| WHAT IS BEING ASKED |
Select lines where the word "chart" appears.

| TASK INPUTS |
==================================================
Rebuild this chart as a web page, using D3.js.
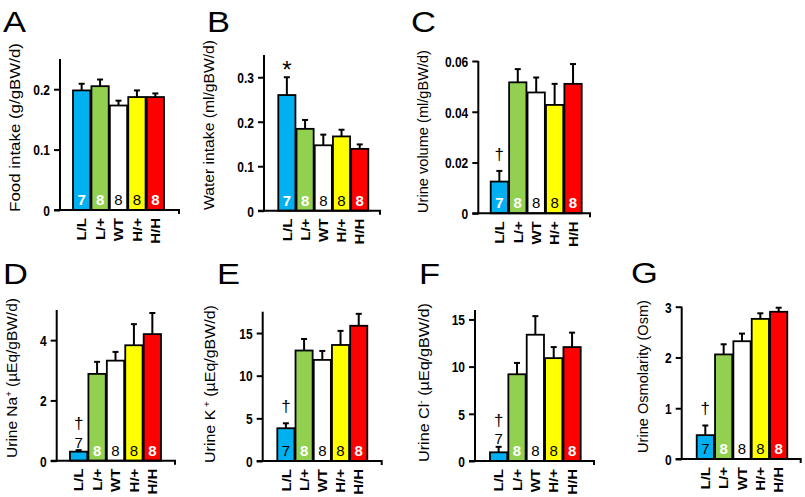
==================================================
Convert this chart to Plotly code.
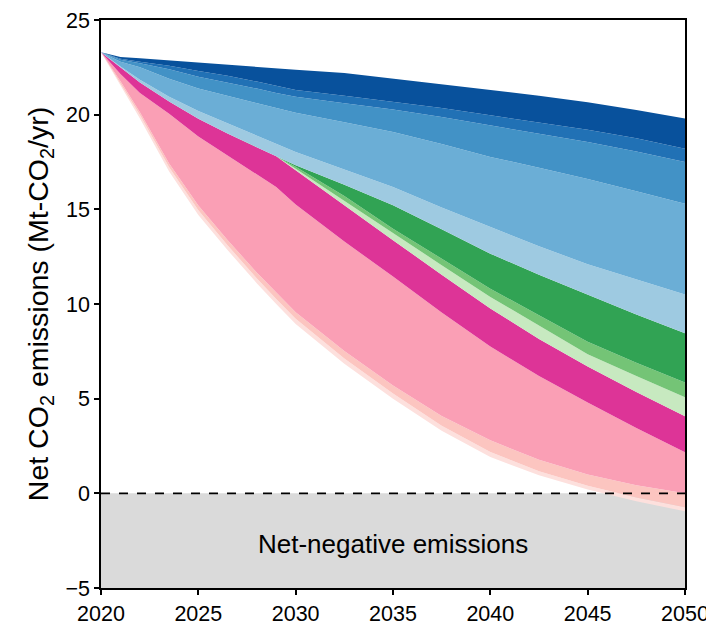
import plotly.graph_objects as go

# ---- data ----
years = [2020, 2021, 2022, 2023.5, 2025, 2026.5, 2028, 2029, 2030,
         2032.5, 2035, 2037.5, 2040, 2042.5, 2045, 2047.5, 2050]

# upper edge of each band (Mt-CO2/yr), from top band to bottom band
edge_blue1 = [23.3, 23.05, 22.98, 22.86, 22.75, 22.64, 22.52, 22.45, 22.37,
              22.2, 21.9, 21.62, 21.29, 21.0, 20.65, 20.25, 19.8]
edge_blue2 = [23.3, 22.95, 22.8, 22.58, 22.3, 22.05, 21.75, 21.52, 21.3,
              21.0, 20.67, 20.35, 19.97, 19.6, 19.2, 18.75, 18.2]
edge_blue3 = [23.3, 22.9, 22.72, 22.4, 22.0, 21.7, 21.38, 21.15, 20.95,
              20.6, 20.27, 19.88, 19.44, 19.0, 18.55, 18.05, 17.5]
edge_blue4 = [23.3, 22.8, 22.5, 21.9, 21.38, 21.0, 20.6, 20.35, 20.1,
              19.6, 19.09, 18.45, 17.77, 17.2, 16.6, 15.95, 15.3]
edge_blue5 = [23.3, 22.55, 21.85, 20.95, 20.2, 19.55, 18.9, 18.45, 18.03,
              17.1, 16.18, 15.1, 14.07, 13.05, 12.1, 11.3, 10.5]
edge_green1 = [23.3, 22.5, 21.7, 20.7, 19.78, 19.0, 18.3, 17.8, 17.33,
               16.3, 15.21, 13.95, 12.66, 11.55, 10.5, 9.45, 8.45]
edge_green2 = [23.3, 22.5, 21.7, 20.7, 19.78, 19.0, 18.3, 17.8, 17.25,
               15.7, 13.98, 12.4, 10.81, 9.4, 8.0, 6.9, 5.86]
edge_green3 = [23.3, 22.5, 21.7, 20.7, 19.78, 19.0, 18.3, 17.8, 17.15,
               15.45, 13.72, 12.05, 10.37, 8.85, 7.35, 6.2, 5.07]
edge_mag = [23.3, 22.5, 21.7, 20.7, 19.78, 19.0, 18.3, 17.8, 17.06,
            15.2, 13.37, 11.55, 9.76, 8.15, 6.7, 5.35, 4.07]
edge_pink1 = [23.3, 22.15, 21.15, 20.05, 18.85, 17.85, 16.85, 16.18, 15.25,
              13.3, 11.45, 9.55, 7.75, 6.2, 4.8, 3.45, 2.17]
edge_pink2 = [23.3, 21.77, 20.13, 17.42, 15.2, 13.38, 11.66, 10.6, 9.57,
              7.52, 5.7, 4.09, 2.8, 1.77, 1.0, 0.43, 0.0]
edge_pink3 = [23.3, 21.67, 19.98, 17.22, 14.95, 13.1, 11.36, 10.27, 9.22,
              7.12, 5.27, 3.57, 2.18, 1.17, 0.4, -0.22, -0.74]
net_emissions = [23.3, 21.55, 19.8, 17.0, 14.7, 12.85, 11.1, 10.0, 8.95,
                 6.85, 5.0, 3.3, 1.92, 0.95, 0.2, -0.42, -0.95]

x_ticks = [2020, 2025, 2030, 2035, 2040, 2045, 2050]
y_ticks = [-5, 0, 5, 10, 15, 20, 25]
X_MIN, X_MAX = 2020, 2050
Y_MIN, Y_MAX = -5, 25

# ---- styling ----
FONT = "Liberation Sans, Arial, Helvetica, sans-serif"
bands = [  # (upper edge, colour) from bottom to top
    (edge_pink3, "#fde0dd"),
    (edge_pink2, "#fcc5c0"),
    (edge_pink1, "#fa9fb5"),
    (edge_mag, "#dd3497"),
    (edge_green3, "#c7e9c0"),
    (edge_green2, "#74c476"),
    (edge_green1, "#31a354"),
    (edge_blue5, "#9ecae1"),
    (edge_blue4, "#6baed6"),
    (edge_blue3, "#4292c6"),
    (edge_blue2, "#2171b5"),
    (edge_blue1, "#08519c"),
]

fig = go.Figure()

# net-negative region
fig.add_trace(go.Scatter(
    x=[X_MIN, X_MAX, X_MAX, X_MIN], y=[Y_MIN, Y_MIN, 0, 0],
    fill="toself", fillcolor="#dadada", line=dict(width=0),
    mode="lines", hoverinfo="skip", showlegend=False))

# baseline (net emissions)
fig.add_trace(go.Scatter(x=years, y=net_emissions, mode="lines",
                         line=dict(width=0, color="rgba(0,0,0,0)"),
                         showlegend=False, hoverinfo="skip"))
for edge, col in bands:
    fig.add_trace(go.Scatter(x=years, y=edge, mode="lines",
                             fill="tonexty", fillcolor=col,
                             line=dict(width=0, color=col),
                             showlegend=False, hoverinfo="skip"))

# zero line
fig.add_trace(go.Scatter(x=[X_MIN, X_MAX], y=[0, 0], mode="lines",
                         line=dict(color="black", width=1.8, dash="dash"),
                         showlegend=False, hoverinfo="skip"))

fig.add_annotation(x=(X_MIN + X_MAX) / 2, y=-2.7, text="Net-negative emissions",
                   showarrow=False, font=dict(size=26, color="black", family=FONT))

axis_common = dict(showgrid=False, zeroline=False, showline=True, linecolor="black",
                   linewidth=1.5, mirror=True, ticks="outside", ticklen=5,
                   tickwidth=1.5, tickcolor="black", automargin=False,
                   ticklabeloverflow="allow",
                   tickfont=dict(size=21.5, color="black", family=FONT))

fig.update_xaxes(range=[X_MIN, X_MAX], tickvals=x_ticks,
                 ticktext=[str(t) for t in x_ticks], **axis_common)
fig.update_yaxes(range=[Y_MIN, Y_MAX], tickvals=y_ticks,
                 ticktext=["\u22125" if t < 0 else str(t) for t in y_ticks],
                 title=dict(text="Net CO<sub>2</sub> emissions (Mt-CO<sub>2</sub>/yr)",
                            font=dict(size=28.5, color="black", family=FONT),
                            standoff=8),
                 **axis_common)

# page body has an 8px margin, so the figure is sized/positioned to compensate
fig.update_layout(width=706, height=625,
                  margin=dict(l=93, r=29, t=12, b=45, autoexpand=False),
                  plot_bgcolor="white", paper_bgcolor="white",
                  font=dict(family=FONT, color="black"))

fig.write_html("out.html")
==================================================
| TASK RESULT |
Rebuild this chart as a web page, using D3.js.
Convert this chart to Plotly code.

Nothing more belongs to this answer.